++++ RECORD EXTRACTS
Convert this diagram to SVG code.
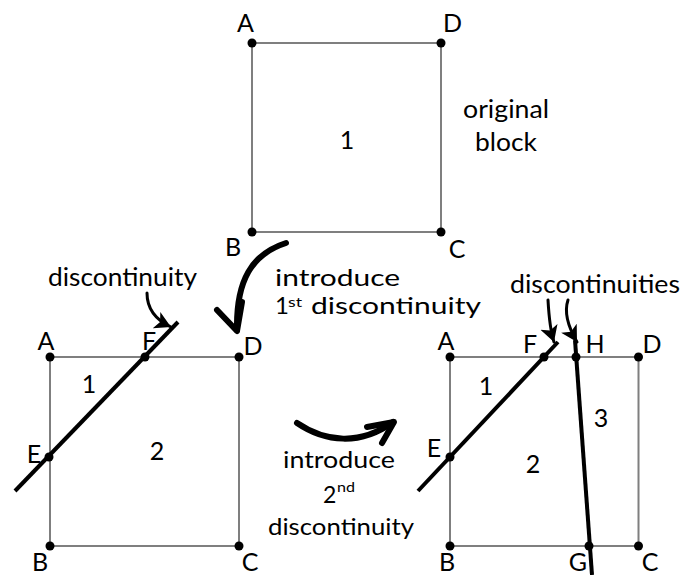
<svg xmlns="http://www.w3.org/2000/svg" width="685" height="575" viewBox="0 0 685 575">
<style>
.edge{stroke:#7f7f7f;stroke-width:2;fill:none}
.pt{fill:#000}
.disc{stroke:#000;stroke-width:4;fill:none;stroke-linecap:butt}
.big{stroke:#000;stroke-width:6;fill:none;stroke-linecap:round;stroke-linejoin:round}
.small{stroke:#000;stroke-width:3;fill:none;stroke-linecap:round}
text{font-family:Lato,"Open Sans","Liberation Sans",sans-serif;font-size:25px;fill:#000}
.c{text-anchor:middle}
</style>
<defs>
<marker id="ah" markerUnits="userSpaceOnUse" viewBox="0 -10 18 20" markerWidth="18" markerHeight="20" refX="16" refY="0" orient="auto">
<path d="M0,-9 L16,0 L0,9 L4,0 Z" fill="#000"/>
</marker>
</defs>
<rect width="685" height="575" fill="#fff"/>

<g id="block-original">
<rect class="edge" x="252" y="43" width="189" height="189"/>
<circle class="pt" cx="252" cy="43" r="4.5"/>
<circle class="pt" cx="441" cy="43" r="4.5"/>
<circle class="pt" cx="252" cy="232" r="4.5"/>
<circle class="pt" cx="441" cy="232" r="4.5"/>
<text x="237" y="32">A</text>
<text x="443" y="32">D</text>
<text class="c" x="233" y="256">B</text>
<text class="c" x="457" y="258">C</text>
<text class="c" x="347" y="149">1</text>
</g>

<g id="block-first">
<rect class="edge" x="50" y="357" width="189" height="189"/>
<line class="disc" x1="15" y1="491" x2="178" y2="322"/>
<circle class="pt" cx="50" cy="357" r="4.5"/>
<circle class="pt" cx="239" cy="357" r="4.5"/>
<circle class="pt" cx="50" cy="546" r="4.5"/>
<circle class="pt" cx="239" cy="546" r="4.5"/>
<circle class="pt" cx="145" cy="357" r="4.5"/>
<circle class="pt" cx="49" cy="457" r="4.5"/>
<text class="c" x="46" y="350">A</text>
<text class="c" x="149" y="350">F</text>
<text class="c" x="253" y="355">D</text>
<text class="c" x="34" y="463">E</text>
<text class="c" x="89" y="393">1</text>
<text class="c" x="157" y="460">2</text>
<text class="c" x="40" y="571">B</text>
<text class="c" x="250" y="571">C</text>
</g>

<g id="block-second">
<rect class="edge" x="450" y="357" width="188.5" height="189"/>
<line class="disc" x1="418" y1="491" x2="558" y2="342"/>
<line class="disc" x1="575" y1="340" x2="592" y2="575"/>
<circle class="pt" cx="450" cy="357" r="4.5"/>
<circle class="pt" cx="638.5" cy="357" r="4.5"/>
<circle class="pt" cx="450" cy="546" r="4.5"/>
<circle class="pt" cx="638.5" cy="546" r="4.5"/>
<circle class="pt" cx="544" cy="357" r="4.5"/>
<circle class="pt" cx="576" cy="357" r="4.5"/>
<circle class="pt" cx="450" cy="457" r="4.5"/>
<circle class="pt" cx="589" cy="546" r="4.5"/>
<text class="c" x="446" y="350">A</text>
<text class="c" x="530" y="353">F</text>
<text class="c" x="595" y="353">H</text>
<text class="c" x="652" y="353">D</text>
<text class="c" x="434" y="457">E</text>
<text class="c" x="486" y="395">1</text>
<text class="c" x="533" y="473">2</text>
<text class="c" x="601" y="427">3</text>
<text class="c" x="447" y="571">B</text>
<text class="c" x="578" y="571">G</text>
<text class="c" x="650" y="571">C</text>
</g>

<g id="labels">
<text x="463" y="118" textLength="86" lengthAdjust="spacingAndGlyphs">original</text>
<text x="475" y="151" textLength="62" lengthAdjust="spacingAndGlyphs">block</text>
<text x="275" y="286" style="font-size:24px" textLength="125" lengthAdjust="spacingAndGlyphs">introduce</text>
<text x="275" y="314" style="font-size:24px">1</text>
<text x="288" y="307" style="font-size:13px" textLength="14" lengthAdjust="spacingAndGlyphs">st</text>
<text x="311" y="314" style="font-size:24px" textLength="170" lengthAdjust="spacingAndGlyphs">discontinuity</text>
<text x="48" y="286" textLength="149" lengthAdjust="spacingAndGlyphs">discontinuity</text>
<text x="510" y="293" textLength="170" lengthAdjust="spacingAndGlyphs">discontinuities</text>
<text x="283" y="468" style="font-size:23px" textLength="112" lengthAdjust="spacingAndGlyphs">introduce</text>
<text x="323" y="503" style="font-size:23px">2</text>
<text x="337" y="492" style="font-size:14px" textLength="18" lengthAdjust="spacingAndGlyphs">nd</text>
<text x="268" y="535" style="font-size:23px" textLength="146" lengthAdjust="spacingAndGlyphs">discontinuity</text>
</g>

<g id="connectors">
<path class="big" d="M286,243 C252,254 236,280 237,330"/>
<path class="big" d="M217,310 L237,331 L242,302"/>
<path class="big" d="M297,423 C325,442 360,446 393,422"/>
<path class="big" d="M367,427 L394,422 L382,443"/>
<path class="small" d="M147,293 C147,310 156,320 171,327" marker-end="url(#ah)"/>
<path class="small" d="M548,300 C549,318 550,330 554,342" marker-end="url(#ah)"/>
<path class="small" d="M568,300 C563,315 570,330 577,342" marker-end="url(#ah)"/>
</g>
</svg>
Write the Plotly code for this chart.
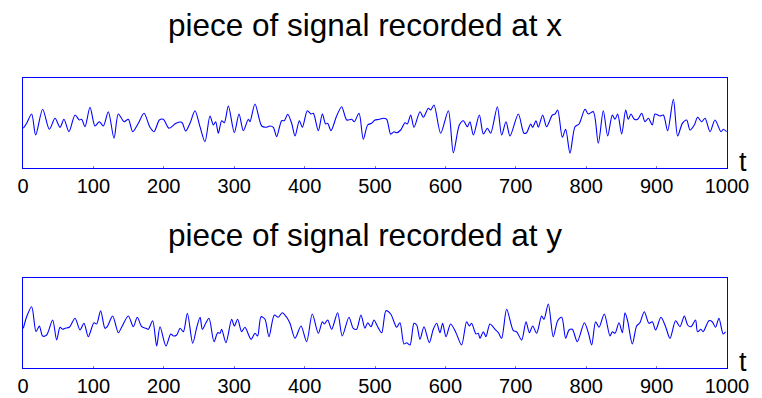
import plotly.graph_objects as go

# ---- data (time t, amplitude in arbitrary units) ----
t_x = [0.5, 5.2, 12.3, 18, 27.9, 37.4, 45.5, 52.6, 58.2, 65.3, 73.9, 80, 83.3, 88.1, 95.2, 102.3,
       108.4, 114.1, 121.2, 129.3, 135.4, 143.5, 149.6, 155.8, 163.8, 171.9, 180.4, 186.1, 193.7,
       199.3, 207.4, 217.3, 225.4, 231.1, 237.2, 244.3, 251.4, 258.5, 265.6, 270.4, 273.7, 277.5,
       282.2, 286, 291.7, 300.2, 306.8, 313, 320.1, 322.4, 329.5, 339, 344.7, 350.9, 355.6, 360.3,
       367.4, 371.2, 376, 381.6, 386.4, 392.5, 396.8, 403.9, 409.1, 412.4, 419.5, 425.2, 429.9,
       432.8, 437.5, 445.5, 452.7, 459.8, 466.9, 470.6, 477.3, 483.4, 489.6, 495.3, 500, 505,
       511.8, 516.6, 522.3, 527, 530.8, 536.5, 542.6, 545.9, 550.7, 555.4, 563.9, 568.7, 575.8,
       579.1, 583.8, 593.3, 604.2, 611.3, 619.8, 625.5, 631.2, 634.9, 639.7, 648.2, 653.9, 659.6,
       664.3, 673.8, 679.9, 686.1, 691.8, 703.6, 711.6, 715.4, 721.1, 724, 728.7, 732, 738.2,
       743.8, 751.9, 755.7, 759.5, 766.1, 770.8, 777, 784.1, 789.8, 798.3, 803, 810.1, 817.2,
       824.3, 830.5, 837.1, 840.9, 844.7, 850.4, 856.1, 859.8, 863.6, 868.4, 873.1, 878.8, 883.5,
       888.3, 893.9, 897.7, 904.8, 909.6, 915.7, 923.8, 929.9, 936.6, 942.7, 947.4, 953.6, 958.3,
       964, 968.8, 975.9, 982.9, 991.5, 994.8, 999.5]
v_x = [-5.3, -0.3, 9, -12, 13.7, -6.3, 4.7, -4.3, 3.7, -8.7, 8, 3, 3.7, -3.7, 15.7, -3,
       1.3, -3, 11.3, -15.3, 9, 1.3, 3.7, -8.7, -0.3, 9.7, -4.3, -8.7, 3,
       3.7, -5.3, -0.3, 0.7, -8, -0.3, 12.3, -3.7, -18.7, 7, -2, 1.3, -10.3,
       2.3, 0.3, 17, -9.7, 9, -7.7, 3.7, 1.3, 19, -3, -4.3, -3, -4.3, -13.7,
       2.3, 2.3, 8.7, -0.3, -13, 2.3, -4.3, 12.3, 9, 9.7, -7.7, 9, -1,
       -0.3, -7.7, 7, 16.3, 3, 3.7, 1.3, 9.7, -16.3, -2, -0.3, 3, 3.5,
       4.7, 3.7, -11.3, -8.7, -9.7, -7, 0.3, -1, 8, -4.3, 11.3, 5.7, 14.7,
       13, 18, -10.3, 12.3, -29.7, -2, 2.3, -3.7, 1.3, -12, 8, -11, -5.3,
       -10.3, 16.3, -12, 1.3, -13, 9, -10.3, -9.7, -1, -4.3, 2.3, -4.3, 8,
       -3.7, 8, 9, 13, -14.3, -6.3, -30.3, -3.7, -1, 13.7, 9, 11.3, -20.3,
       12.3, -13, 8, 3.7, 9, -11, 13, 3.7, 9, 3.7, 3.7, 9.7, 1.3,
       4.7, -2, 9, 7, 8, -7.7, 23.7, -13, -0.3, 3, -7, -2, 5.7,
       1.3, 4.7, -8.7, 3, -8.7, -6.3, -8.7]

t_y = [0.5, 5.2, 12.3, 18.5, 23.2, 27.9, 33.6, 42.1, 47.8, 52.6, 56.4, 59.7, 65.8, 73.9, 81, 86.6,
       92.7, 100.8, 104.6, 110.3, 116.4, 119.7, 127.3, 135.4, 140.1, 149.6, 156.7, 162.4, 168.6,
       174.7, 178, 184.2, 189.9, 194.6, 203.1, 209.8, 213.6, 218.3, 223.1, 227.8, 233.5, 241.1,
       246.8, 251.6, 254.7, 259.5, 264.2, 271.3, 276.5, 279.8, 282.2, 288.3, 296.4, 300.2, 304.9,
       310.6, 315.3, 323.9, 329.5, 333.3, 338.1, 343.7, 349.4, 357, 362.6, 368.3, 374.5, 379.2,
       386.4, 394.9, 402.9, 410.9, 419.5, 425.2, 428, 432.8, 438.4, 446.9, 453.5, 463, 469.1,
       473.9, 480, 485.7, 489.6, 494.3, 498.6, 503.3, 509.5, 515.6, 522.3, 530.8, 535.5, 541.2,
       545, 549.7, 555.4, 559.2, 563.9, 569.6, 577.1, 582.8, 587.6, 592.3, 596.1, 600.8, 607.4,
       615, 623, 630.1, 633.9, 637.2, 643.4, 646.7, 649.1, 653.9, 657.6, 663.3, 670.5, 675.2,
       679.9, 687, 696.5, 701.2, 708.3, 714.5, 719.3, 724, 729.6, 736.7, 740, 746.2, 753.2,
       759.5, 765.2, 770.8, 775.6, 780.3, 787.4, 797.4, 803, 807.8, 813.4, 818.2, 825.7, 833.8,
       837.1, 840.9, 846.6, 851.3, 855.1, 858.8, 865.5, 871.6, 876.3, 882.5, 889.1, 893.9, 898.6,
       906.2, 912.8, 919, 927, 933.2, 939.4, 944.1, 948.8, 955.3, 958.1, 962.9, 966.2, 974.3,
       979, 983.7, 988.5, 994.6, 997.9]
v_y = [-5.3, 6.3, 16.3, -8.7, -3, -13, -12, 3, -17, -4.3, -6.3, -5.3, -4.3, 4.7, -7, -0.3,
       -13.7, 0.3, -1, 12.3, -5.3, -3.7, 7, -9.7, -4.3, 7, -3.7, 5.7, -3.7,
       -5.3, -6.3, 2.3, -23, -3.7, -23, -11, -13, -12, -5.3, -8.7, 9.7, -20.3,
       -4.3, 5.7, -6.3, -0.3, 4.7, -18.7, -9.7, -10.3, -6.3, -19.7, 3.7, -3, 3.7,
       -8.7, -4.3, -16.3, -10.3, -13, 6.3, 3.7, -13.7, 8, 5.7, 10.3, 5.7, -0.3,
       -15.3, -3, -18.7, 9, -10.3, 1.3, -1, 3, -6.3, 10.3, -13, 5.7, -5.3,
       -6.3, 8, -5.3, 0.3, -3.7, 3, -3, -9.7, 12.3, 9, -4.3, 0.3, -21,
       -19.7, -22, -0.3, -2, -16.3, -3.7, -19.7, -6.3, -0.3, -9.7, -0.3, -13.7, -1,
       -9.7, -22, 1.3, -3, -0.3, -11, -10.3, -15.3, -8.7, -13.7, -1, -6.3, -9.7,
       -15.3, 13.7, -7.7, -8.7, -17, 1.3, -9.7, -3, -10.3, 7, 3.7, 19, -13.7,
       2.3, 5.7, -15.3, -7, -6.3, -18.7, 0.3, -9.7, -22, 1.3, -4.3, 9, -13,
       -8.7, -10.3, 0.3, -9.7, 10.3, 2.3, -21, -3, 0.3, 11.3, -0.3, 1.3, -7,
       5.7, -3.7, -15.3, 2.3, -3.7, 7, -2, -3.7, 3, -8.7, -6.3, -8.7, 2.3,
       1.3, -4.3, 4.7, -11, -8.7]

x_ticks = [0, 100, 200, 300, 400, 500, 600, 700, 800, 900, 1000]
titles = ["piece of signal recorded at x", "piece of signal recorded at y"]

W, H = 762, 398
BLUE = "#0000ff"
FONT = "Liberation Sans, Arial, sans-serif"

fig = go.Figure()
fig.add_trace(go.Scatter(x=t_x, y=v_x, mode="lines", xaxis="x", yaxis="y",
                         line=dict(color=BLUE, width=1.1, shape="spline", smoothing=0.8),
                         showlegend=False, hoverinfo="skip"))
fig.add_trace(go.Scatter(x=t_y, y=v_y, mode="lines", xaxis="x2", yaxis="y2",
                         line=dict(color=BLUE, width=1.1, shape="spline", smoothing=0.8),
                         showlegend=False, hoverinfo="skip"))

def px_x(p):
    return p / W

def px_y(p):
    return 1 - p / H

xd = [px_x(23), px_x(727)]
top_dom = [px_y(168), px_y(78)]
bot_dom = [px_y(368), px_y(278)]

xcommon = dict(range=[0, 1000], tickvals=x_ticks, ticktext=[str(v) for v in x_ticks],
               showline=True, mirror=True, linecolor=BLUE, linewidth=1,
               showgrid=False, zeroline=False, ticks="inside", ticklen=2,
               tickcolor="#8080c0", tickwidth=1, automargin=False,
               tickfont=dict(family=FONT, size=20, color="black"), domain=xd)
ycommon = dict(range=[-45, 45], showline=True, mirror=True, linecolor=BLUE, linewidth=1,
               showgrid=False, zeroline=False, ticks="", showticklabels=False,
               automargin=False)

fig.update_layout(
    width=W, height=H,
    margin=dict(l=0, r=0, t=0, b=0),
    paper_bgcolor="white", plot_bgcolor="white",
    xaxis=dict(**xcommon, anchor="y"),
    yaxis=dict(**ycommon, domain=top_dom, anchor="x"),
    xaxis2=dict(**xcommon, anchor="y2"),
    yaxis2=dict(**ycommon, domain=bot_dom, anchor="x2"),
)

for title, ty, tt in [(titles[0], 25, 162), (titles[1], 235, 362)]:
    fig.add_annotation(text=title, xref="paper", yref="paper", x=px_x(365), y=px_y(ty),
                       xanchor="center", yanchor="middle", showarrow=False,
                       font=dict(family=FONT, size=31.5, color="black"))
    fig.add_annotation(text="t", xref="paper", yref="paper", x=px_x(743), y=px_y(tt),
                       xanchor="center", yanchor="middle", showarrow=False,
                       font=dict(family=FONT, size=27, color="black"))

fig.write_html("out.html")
++++++++
++++ RECORD EXTRACTS
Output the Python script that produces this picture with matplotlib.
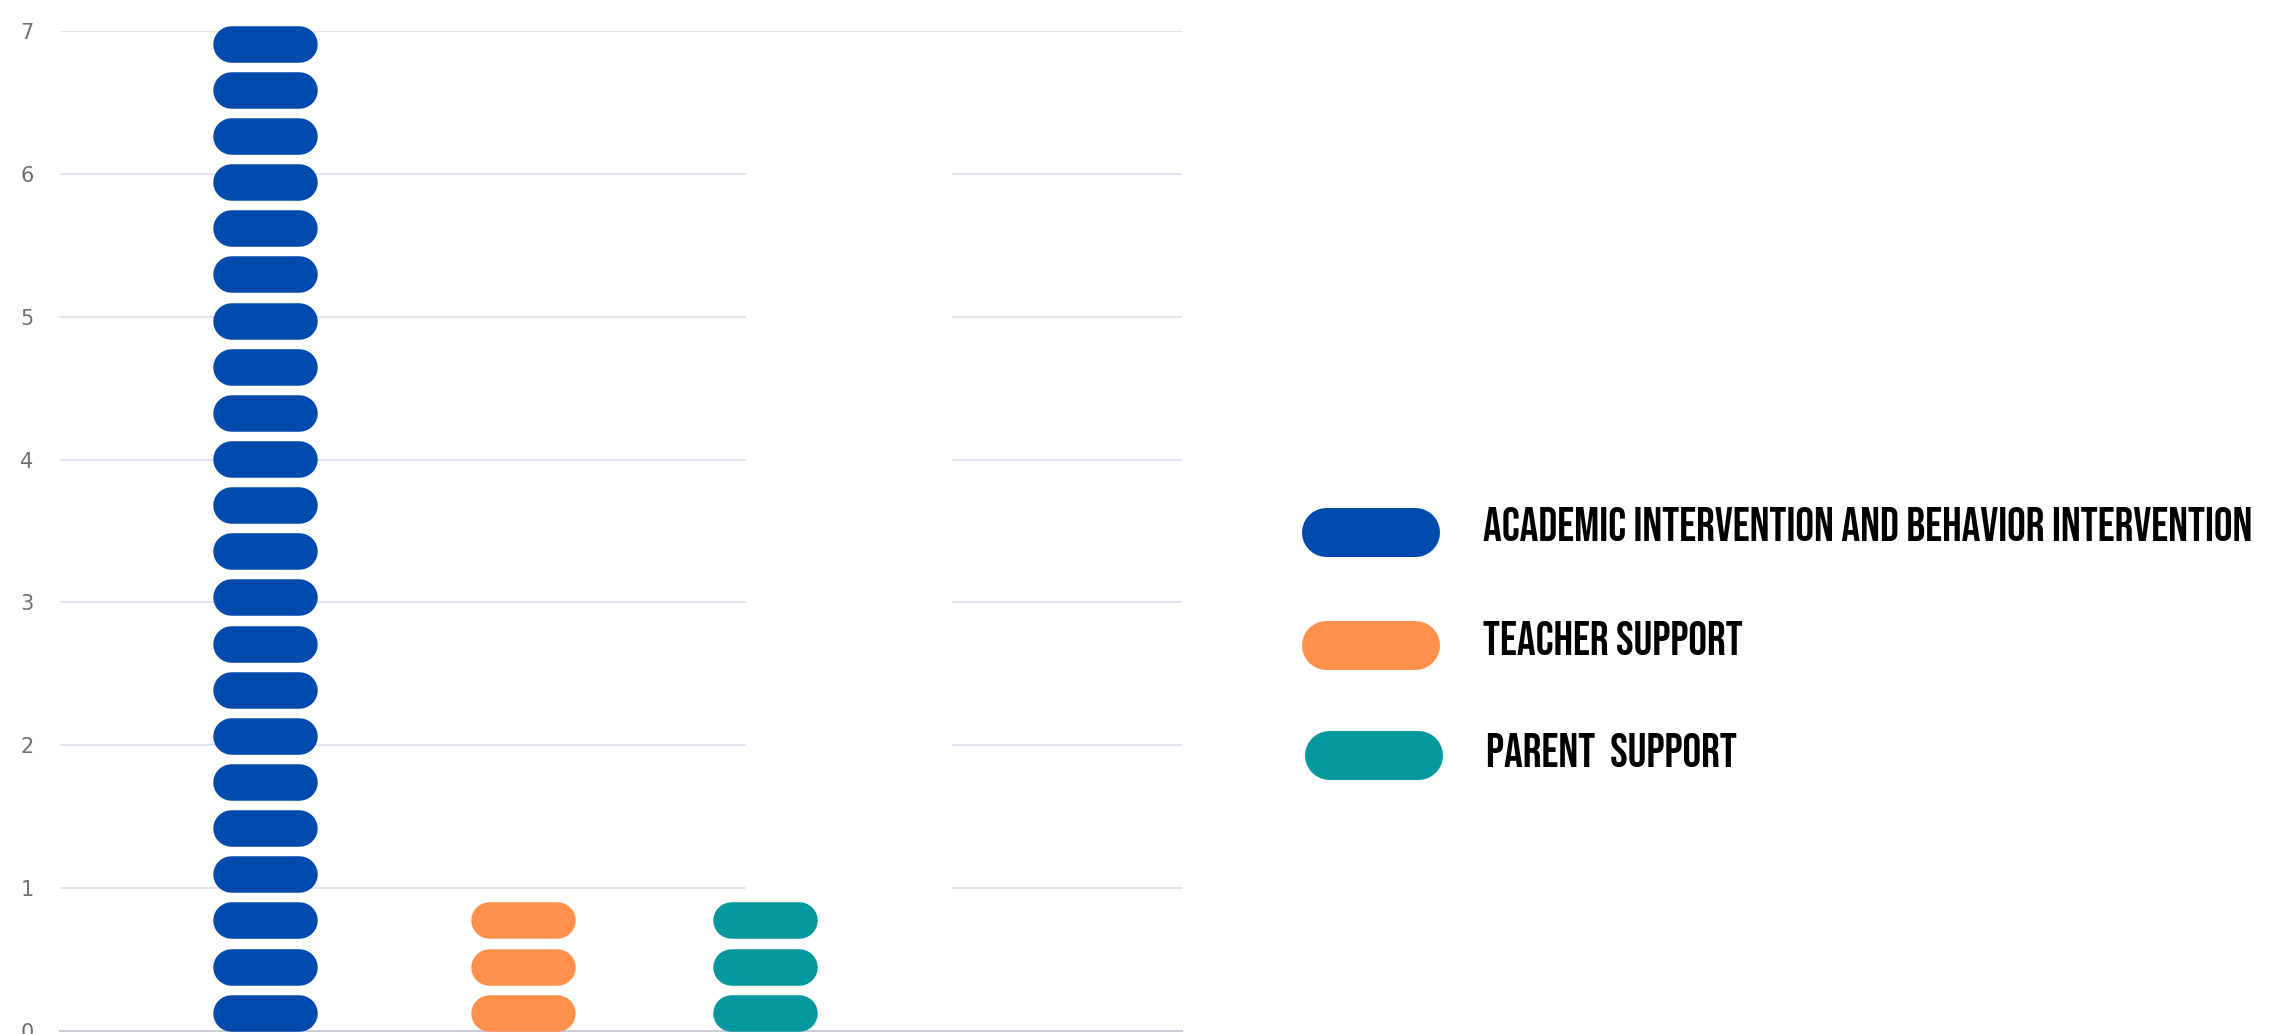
++++++++
[PROBLEM TO SOLVE]
Filter the listing above for the string "this" and copy every matching line.

[EXERCISE OUTPUT]
Convert this diagram to SVG code.
Write the Plotly code for this chart.
Output the Python script that produces this picture with matplotlib.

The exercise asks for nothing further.